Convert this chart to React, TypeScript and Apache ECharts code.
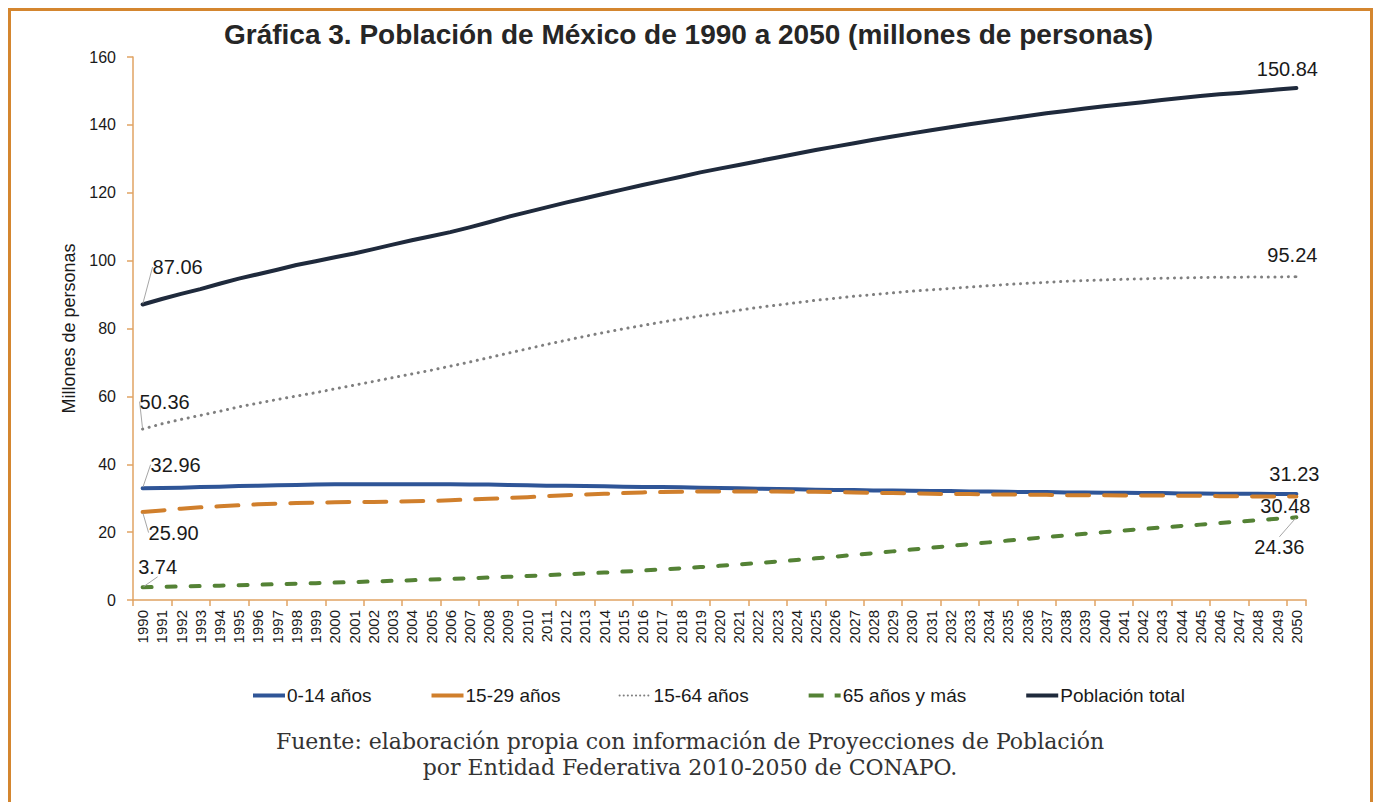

——————————

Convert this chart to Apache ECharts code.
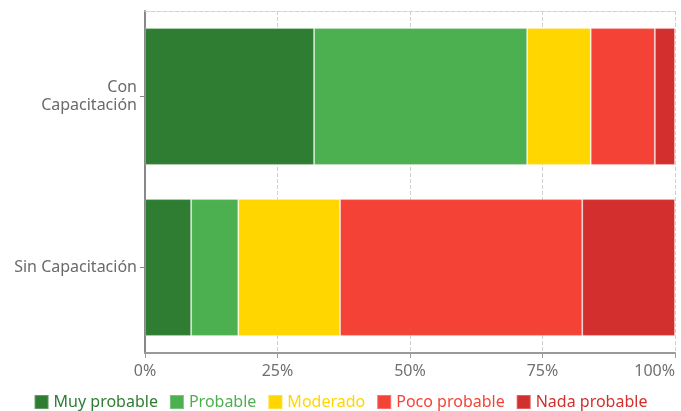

——————————

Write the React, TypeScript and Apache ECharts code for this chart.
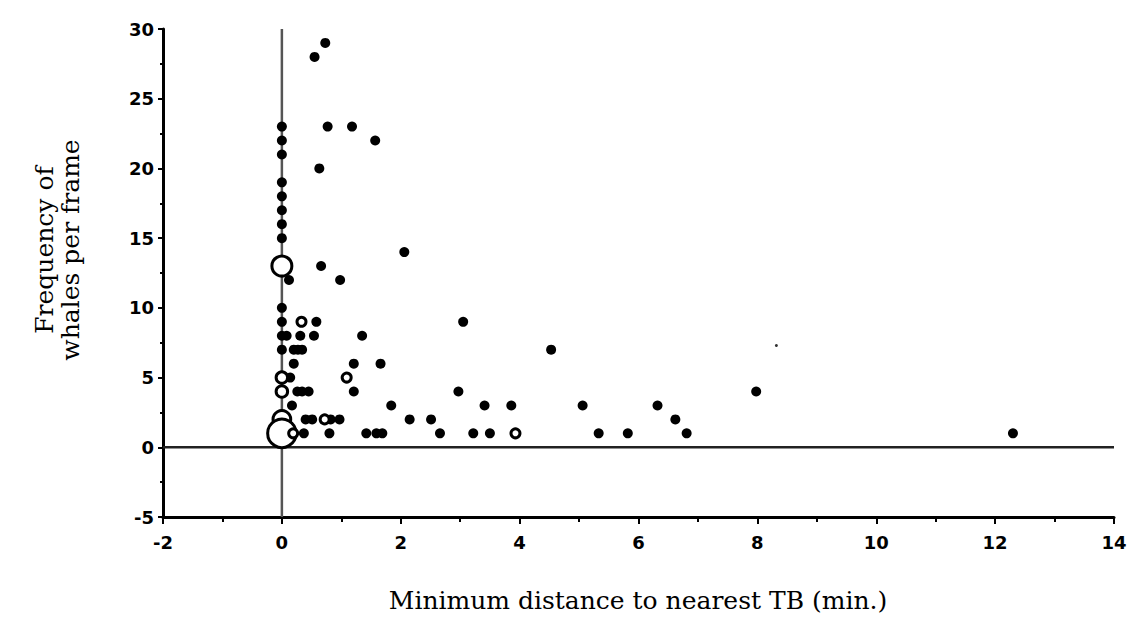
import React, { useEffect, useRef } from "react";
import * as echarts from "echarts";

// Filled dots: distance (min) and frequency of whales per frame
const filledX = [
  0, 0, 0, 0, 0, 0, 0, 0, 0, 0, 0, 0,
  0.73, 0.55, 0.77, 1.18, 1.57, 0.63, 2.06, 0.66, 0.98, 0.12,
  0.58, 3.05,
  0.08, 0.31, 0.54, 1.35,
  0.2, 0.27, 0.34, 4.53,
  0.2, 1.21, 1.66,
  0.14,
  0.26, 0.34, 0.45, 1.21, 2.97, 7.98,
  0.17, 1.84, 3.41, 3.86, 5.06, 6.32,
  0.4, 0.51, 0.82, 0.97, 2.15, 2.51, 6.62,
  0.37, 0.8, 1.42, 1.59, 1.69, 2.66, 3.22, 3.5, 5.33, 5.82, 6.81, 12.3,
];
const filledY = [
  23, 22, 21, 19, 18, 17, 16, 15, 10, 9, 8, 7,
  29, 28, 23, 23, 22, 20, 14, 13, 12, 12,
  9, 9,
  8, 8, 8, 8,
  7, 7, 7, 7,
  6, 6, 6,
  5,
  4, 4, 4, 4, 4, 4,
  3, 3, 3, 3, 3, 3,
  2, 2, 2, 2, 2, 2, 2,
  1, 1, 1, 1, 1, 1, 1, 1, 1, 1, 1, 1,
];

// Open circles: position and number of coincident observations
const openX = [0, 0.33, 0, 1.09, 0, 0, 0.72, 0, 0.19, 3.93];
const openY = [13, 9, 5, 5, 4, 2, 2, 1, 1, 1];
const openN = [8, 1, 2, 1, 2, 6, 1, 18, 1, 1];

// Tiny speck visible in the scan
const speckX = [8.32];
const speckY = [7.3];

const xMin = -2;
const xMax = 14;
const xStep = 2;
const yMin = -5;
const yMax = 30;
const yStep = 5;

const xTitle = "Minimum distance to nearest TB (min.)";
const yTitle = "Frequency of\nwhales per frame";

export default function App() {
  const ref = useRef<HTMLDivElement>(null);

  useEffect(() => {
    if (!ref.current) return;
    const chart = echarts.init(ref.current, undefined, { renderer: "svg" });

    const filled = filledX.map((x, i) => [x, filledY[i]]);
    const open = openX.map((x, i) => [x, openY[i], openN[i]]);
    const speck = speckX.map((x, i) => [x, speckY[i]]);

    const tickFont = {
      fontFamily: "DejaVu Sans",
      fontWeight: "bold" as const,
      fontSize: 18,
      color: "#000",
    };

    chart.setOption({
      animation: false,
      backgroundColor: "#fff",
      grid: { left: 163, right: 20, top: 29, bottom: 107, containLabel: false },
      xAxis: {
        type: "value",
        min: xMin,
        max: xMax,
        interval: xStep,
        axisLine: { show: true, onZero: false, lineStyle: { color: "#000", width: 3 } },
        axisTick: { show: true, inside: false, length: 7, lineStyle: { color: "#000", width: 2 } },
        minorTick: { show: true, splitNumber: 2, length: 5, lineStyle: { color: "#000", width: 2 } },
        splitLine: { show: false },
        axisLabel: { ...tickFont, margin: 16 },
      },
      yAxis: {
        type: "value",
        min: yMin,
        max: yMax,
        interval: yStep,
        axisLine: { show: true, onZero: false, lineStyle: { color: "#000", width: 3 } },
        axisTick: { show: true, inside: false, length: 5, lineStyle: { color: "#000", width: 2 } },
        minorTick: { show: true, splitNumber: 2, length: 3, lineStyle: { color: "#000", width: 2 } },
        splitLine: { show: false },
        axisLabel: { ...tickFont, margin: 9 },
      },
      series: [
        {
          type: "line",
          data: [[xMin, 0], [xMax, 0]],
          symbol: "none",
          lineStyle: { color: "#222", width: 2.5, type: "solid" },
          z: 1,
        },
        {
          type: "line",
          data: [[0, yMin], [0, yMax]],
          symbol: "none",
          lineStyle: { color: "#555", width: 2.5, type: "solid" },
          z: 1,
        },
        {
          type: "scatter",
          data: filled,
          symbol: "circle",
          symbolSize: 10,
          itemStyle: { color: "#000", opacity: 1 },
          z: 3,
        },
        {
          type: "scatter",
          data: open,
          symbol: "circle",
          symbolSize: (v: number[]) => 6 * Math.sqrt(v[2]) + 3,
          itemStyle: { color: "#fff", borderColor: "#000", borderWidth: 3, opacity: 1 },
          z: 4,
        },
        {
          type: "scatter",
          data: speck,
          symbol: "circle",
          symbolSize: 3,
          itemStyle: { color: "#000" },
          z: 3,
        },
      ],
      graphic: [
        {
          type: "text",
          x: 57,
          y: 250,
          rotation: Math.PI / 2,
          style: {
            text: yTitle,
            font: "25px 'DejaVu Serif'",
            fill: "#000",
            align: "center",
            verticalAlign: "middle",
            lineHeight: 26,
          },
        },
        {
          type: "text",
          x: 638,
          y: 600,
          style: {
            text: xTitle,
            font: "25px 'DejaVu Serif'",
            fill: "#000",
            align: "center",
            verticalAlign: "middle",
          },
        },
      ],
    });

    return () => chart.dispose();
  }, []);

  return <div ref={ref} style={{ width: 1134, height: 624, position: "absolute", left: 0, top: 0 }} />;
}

——————————

» **Work to do**
Lines from the one with "Write the React, TypeScript" through the one with "import * as" are the only ones to quote. Quote them exactly and leave out pictures.

» **Solved problem**
Write the React, TypeScript and Apache ECharts code for this chart.
import React, { useEffect, useRef } from "react";
import * as echarts from "echarts";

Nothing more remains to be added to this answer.